SHORT PROBLEM
Reproduce exactly the lines below, from the first one through the line containing "svg.selectAll('*').remove();", and omit any pictures.

┌────────

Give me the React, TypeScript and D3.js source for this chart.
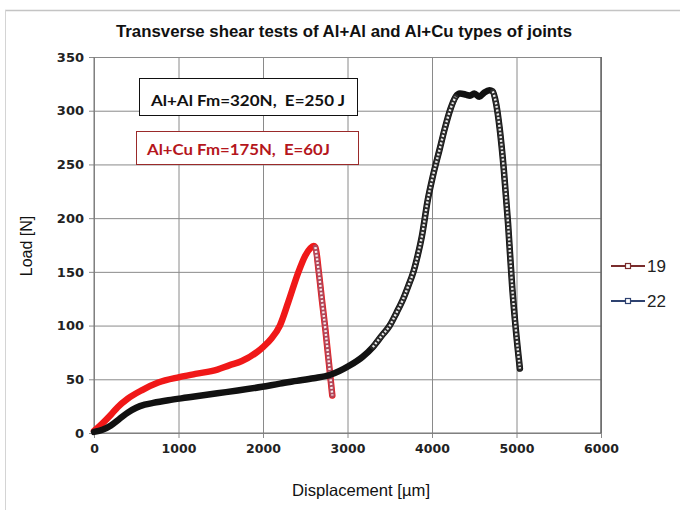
import { useEffect, useRef } from 'react';
import * as d3 from 'd3';

// Transverse shear test curves
// series "19" = Al+Al joint (black), series "22" = Al+Cu joint (red)
const DISP_19 = [0, 100, 200, 300, 400, 500, 600, 700, 880, 1100, 1460, 1700, 1990, 2200, 2400, 2600, 2790, 3030, 3180, 3300, 3400, 3500, 3580, 3660, 3720, 3780, 3830, 3880, 3950, 4010, 4090, 4150, 4220, 4280, 4330, 4400, 4450, 4500, 4560, 4620, 4680, 4720, 4760, 4800, 4850, 4900, 4950, 4990, 5040];
const LOAD_19 = [1, 3, 7, 13, 19, 23.5, 26.3, 28, 30.5, 33, 37, 39.5, 43, 46, 48.5, 51, 54, 63, 71, 80, 90, 100, 112, 125, 137, 150, 165, 183, 217, 239, 264, 283, 302, 313, 316, 315, 314, 316, 313, 317, 319, 318, 306, 284, 245, 195, 135, 98, 60];

const DISP_22 = [0, 100, 200, 280, 400, 570, 760, 1010, 1200, 1460, 1600, 1750, 1940, 2000, 2100, 2200, 2300, 2420, 2500, 2560, 2600, 2620, 2660, 2700, 2740, 2780, 2820];
const LOAD_22 = [2, 9, 17, 24, 32, 40, 47, 52, 55, 59, 63, 67, 76, 80, 88, 100, 122, 150, 165, 172, 174, 173, 150, 122, 95, 65, 35];

const X_TICKS = [0, 1000, 2000, 3000, 4000, 5000, 6000];
const Y_TICKS = [0, 50, 100, 150, 200, 250, 300, 350];

const SERIES_NAMES = ['19', '22'];
const NOTES = ['Al+Al Fm=320N,  E=250 J', 'Al+Cu Fm=175N,  E=60J'];

type Pt = { x: number; y: number };

export default function App() {
  const svgRef = useRef<SVGSVGElement | null>(null);

  useEffect(() => {
    if (!svgRef.current) return;
    const svg = d3.select(svgRef.current);
    svg.selectAll('*').remove();

    const W = 680;
    const H = 510;
    const m = { left: 94, right: 79, top: 57, bottom: 77 };

    const x = d3.scaleLinear().domain([0, 6000]).range([m.left, W - m.right]);
    const y = d3.scaleLinear().domain([0, 350]).range([H - m.bottom, m.top]);

    svg.append('rect').attr('width', W).attr('height', H).attr('fill', '#fff');

    // outer chart frame (only top and left visible in the crop)
    svg.append('line').attr('x1', 5).attr('x2', W).attr('y1', 10.5).attr('y2', 10.5)
      .attr('stroke', '#c4c4c4').attr('stroke-width', 1.5);
    svg.append('line').attr('x1', 5.5).attr('x2', 5.5).attr('y1', 10).attr('y2', H)
      .attr('stroke', '#d4d4d4').attr('stroke-width', 1);

    // title
    svg.append('text')
      .attr('x', 344).attr('y', 37)
      .attr('text-anchor', 'middle')
      .attr('font-family', 'Liberation Sans, Arial, sans-serif')
      .attr('font-weight', 'bold')
      .attr('font-size', 16)
      .attr('fill', '#111')
      .attr('textLength', 456)
      .attr('lengthAdjust', 'spacingAndGlyphs')
      .text('Transverse shear tests of Al+Al and Al+Cu types of joints');

    // grid + axes
    const plotH = y(0) - y(350);
    const gx = svg.append('g').attr('transform', `translate(0,${y(0)})`)
      .call(d3.axisBottom(x).tickValues(X_TICKS).tickSize(-plotH).tickSizeOuter(0).tickPadding(11).tickFormat(d3.format('d')));
    gx.select('.domain').remove();
    gx.selectAll('.tick line').attr('stroke', '#8a8a8a').attr('y2', -plotH).attr('y1', 5);
    gx.selectAll('.tick text')
      .attr('font-family', 'DejaVu Sans, sans-serif').attr('font-weight', 'bold')
      .attr('font-size', 12.5).attr('fill', '#222');

    const gy = svg.append('g').attr('transform', `translate(${x(0)},0)`)
      .call(d3.axisLeft(y).tickValues(Y_TICKS).tickSize(-(x(6000) - x(0))).tickSizeOuter(0).tickPadding(10).tickFormat(d3.format('d')));
    gy.select('.domain').remove();
    gy.selectAll('.tick line').attr('stroke', '#8a8a8a').attr('x1', -5);
    gy.selectAll('.tick text')
      .attr('font-family', 'DejaVu Sans, sans-serif').attr('font-weight', 'bold')
      .attr('font-size', 13).attr('fill', '#222');

    // plot border
    svg.append('line').attr('x1', x(0)).attr('x2', x(0)).attr('y1', y(350)).attr('y2', y(0))
      .attr('stroke', '#777');
    svg.append('line').attr('x1', x(0)).attr('x2', x(6000)).attr('y1', y(0)).attr('y2', y(0))
      .attr('stroke', '#777');
    svg.append('line').attr('x1', x(6000)).attr('x2', x(6000)).attr('y1', y(350)).attr('y2', y(0))
      .attr('stroke', '#666').attr('stroke-width', 1.5);

    // axis titles
    svg.append('text')
      .attr('transform', `translate(32,${(y(0) + y(350)) / 2 + 1}) rotate(-90)`)
      .attr('text-anchor', 'middle')
      .attr('font-family', 'Liberation Sans, Arial, sans-serif')
      .attr('font-size', 16).attr('fill', '#111')
      .text('Load [N]');
    svg.append('text')
      .attr('x', 361).attr('y', 496)
      .attr('text-anchor', 'middle')
      .attr('font-family', 'Liberation Sans, Arial, sans-serif')
      .attr('font-size', 16.5).attr('fill', '#111')
      .attr('textLength', 138)
      .attr('lengthAdjust', 'spacingAndGlyphs')
      .text('Displacement [\u00b5m]');

    // annotation boxes
    svg.append('rect').attr('x', 139.5).attr('y', 78.5).attr('width', 218).attr('height', 37)
      .attr('fill', '#fff').attr('stroke', '#111');
    svg.append('text').attr('x', 151).attr('y', 106)
      .attr('font-family', 'Lato, sans-serif').attr('font-weight', 'bold')
      .attr('font-size', 15.5).attr('fill', '#111')
      .attr('xml:space', 'preserve')
      .attr('textLength', 194)
      .attr('lengthAdjust', 'spacingAndGlyphs')
      .text(NOTES[0]);
    svg.append('rect').attr('x', 136.5).attr('y', 131.5).attr('width', 222).attr('height', 33)
      .attr('fill', '#fff').attr('stroke', '#9a2a2a');
    svg.append('text').attr('x', 147).attr('y', 155)
      .attr('font-family', 'Lato, sans-serif').attr('font-weight', 'bold')
      .attr('font-size', 15.5).attr('fill', '#b5161c')
      .attr('xml:space', 'preserve')
      .attr('textLength', 183)
      .attr('lengthAdjust', 'spacingAndGlyphs')
      .text(NOTES[1]);

    // curves: dense parts look solid, sparse parts look like chains of rings
    const pts19: Pt[] = DISP_19.map((d, i) => ({ x: d, y: LOAD_19[i] }));
    const pts22: Pt[] = DISP_22.map((d, i) => ({ x: d, y: LOAD_22[i] }));

    const line = d3.line<Pt>().x(d => x(d.x)).y(d => y(d.y)).curve(d3.curveMonotoneX);

    const sparse19 = (d: Pt) => (d.x >= 3280 && d.x <= 4280) || d.x >= 4720;
    const sparse22 = (d: Pt) => d.x >= 2620;

    const drawSeries = (pts: Pt[], solid: string, ring: string, sparse: (d: Pt) => boolean) => {
      const g = svg.append('g');
      g.append('path').attr('d', line(pts))
        .attr('fill', 'none').attr('stroke', solid).attr('stroke-width', 6.5)
        .attr('stroke-linejoin', 'round').attr('stroke-linecap', 'round');
      // ring-coloured overlay on the sparse stretches
      const sp = d3.line<Pt>().defined(sparse).x(d => x(d.x)).y(d => y(d.y)).curve(d3.curveMonotoneX);
      g.append('path').attr('d', sp(pts))
        .attr('fill', 'none').attr('stroke', ring).attr('stroke-width', 5.2)
        .attr('stroke-linecap', 'round');
      g.append('path').attr('d', sp(pts))
        .attr('fill', 'none').attr('stroke', '#fff').attr('stroke-width', 2.4)
        .attr('stroke-dasharray', '2 1.8').attr('opacity', 0.9);
    };

    drawSeries(pts22, '#f01818', '#b0475a', sparse22);
    drawSeries(pts19, '#111', '#2a2a2a', sparse19);

    // legend
    const legendColors = ['#7a2c2c', '#2e4270'];
    SERIES_NAMES.forEach((name, i) => {
      const ly = 266 + i * 35;
      const g = svg.append('g');
      g.append('line').attr('x1', 611).attr('x2', 645).attr('y1', ly).attr('y2', ly)
        .attr('stroke', legendColors[i]).attr('stroke-width', 2.2);
      g.append('rect').attr('x', 625.5).attr('y', ly - 2.5).attr('width', 5).attr('height', 5)
        .attr('fill', '#fff').attr('stroke', legendColors[i]).attr('stroke-width', 1.2);
      g.append('text').attr('x', 647).attr('y', ly + 6)
        .attr('font-family', 'Liberation Sans, Arial, sans-serif')
        .attr('font-size', 17).attr('fill', '#222')
        .text(name);
    });
  }, []);

  return (
    <svg ref={svgRef} width={680} height={510}
      style={{ position: 'absolute', left: 0, top: 0, display: 'block' }} />
  );
}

└────────

OUTPUT BELOW
Give me the React, TypeScript and D3.js source for this chart.
import { useEffect, useRef } from 'react';
import * as d3 from 'd3';

// Transverse shear test curves
// series "19" = Al+Al joint (black), series "22" = Al+Cu joint (red)
const DISP_19 = [0, 100, 200, 300, 400, 500, 600, 700, 880, 1100, 1460, 1700, 1990, 2200, 2400, 2600, 2790, 3030, 3180, 3300, 3400, 3500, 3580, 3660, 3720, 3780, 3830, 3880, 3950, 4010, 4090, 4150, 4220, 4280, 4330, 4400, 4450, 4500, 4560, 4620, 4680, 4720, 4760, 4800, 4850, 4900, 4950, 4990, 5040];
const LOAD_19 = [1, 3, 7, 13, 19, 23.5, 26.3, 28, 30.5, 33, 37, 39.5, 43, 46, 48.5, 51, 54, 63, 71, 80, 90, 100, 112, 125, 137, 150, 165, 183, 217, 239, 264, 283, 302, 313, 316, 315, 314, 316, 313, 317, 319, 318, 306, 284, 245, 195, 135, 98, 60];

const DISP_22 = [0, 100, 200, 280, 400, 570, 760, 1010, 1200, 1460, 1600, 1750, 1940, 2000, 2100, 2200, 2300, 2420, 2500, 2560, 2600, 2620, 2660, 2700, 2740, 2780, 2820];
const LOAD_22 = [2, 9, 17, 24, 32, 40, 47, 52, 55, 59, 63, 67, 76, 80, 88, 100, 122, 150, 165, 172, 174, 173, 150, 122, 95, 65, 35];

const X_TICKS = [0, 1000, 2000, 3000, 4000, 5000, 6000];
const Y_TICKS = [0, 50, 100, 150, 200, 250, 300, 350];

const SERIES_NAMES = ['19', '22'];
const NOTES = ['Al+Al Fm=320N,  E=250 J', 'Al+Cu Fm=175N,  E=60J'];

type Pt = { x: number; y: number };

export default function App() {
  const svgRef = useRef<SVGSVGElement | null>(null);

  useEffect(() => {
    if (!svgRef.current) return;
    const svg = d3.select(svgRef.current);
    svg.selectAll('*').remove();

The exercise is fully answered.